Records to use
════════════════
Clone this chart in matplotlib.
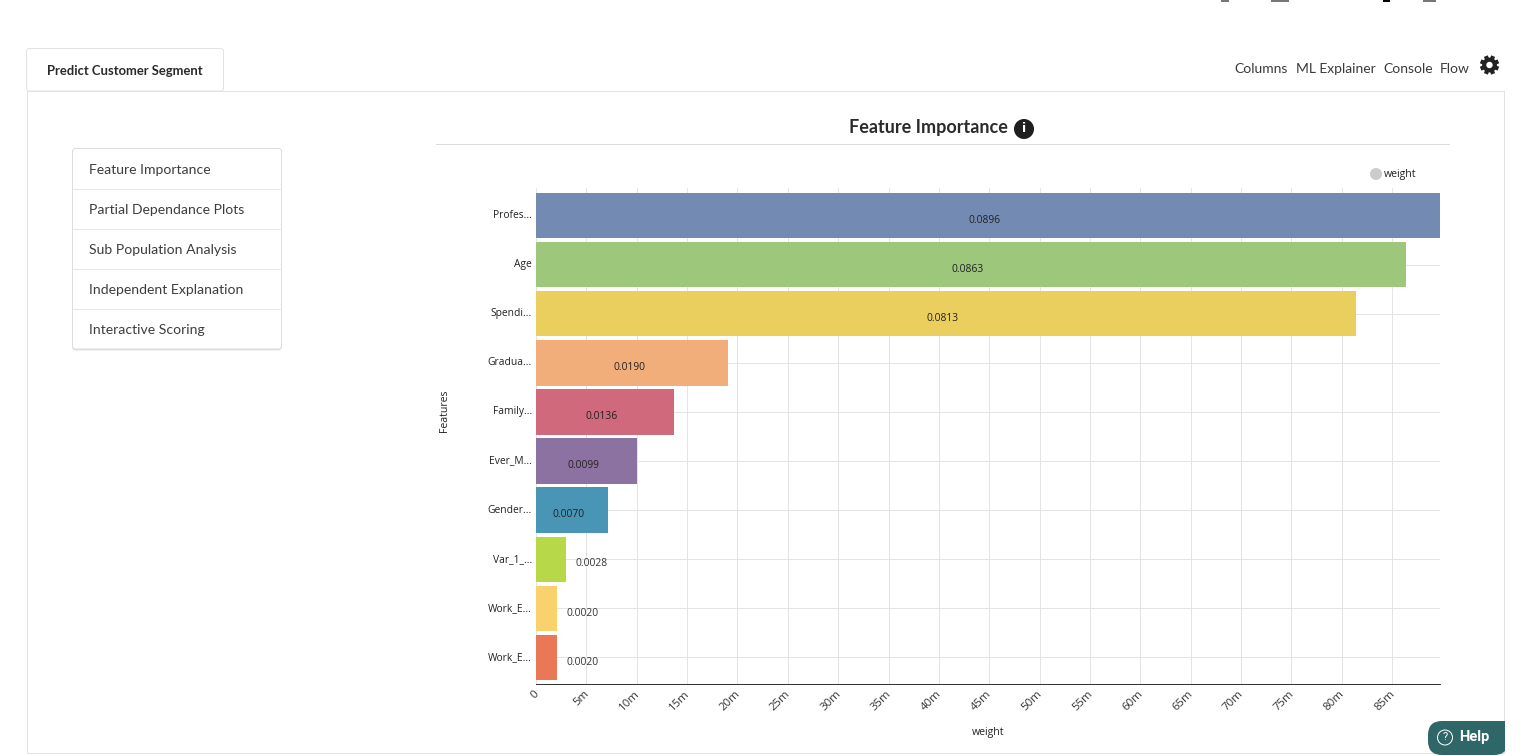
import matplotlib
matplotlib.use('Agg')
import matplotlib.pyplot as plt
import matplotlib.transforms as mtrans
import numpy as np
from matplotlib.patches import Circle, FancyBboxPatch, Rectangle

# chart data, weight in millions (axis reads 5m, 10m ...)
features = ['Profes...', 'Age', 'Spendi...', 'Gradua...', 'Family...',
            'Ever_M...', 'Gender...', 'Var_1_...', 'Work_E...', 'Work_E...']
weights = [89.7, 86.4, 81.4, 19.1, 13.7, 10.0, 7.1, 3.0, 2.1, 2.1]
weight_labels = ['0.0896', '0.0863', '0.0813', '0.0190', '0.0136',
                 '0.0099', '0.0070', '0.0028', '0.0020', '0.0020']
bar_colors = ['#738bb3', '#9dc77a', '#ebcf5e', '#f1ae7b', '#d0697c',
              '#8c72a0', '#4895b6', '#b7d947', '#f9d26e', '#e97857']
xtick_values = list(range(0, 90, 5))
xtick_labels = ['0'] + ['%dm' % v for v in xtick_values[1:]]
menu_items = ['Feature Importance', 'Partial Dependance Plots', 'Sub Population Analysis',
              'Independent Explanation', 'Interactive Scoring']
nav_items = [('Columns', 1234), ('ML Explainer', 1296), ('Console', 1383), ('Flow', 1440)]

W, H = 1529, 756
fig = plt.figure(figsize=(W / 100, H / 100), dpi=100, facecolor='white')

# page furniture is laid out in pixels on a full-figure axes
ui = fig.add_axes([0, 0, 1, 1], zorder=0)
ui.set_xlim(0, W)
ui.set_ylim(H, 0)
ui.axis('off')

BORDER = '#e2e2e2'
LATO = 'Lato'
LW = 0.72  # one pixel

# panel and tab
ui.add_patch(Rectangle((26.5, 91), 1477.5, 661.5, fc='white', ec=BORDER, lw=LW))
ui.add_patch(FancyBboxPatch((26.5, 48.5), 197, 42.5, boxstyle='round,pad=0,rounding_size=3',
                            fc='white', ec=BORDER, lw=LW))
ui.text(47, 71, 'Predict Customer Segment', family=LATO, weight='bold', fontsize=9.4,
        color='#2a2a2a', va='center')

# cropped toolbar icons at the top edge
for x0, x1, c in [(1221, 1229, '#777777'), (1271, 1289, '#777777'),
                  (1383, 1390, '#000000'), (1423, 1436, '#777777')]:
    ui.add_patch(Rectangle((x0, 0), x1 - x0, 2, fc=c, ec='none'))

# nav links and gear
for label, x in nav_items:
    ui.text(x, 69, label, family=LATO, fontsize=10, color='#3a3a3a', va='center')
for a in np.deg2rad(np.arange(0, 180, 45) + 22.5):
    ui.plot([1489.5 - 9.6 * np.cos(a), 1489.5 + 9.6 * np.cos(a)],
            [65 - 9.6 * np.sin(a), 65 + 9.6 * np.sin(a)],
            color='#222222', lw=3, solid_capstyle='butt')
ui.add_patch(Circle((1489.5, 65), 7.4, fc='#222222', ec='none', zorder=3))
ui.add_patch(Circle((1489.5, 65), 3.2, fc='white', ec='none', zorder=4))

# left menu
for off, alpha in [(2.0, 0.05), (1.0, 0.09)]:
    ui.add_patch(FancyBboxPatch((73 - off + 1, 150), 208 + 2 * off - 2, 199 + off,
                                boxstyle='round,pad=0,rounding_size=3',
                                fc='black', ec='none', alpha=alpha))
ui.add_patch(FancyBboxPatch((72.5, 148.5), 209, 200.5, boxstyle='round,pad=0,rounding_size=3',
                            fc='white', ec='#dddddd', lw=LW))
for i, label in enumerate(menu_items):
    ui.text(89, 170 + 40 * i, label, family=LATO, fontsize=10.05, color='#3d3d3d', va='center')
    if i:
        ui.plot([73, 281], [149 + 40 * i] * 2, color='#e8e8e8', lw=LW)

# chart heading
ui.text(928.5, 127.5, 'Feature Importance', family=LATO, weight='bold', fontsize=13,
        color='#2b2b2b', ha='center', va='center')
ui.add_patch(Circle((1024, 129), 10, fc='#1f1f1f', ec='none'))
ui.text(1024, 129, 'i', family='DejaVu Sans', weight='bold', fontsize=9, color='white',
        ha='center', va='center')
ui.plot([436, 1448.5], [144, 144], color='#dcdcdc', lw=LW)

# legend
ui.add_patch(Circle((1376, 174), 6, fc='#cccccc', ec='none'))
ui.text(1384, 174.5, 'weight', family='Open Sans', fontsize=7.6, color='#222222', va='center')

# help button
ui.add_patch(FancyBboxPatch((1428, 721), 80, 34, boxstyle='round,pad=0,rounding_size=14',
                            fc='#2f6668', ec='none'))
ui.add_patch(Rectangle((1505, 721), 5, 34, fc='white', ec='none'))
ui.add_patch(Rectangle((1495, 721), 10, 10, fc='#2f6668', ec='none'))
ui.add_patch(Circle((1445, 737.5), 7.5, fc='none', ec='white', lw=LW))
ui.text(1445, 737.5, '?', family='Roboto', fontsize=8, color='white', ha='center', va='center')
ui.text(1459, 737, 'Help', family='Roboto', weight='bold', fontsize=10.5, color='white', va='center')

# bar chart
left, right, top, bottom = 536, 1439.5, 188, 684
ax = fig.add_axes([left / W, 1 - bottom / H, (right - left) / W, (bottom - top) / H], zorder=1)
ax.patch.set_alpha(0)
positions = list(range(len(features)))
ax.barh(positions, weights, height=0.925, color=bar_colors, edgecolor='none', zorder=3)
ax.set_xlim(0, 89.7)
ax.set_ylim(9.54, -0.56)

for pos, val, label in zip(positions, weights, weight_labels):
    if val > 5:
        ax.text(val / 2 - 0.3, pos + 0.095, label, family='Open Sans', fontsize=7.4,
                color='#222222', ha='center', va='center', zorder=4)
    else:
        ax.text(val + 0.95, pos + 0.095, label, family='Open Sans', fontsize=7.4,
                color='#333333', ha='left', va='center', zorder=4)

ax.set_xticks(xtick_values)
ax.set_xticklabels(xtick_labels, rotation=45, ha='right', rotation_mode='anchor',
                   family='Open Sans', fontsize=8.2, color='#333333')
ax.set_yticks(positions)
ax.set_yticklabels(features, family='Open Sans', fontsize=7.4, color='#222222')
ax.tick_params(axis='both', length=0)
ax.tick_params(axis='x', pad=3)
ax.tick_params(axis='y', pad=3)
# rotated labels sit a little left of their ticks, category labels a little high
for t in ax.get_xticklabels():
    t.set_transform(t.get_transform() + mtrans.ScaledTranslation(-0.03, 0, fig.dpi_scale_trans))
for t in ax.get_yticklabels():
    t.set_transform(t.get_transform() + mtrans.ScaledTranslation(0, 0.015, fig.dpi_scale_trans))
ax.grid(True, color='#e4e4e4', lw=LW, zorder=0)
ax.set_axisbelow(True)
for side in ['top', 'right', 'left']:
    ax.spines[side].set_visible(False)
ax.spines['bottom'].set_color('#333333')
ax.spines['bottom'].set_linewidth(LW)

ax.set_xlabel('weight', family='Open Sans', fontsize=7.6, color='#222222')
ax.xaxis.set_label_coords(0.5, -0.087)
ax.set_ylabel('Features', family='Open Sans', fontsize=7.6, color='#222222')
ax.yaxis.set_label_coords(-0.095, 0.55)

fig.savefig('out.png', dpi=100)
════════════════
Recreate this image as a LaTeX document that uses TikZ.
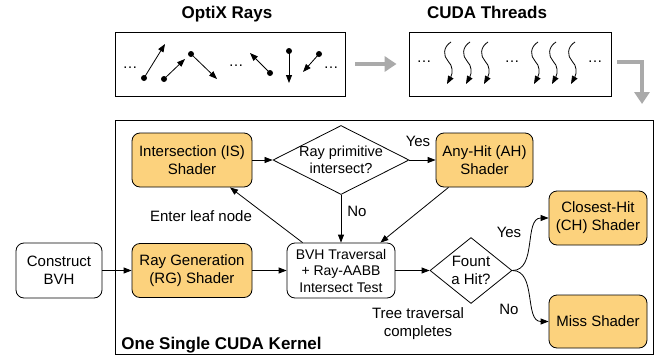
════════════════
Exercise requirements
From the line containing "Clone this chart in matplotlib." through the line containing "color='#2a2a2a', va='center')", copy every line above exactly, without pictures.

Task answer
Clone this chart in matplotlib.
import matplotlib
matplotlib.use('Agg')
import matplotlib.pyplot as plt
import matplotlib.transforms as mtrans
import numpy as np
from matplotlib.patches import Circle, FancyBboxPatch, Rectangle

# chart data, weight in millions (axis reads 5m, 10m ...)
features = ['Profes...', 'Age', 'Spendi...', 'Gradua...', 'Family...',
            'Ever_M...', 'Gender...', 'Var_1_...', 'Work_E...', 'Work_E...']
weights = [89.7, 86.4, 81.4, 19.1, 13.7, 10.0, 7.1, 3.0, 2.1, 2.1]
weight_labels = ['0.0896', '0.0863', '0.0813', '0.0190', '0.0136',
                 '0.0099', '0.0070', '0.0028', '0.0020', '0.0020']
bar_colors = ['#738bb3', '#9dc77a', '#ebcf5e', '#f1ae7b', '#d0697c',
              '#8c72a0', '#4895b6', '#b7d947', '#f9d26e', '#e97857']
xtick_values = list(range(0, 90, 5))
xtick_labels = ['0'] + ['%dm' % v for v in xtick_values[1:]]
menu_items = ['Feature Importance', 'Partial Dependance Plots', 'Sub Population Analysis',
              'Independent Explanation', 'Interactive Scoring']
nav_items = [('Columns', 1234), ('ML Explainer', 1296), ('Console', 1383), ('Flow', 1440)]

W, H = 1529, 756
fig = plt.figure(figsize=(W / 100, H / 100), dpi=100, facecolor='white')

# page furniture is laid out in pixels on a full-figure axes
ui = fig.add_axes([0, 0, 1, 1], zorder=0)
ui.set_xlim(0, W)
ui.set_ylim(H, 0)
ui.axis('off')

BORDER = '#e2e2e2'
LATO = 'Lato'
LW = 0.72  # one pixel

# panel and tab
ui.add_patch(Rectangle((26.5, 91), 1477.5, 661.5, fc='white', ec=BORDER, lw=LW))
ui.add_patch(FancyBboxPatch((26.5, 48.5), 197, 42.5, boxstyle='round,pad=0,rounding_size=3',
                            fc='white', ec=BORDER, lw=LW))
ui.text(47, 71, 'Predict Customer Segment', family=LATO, weight='bold', fontsize=9.4,
        color='#2a2a2a', va='center')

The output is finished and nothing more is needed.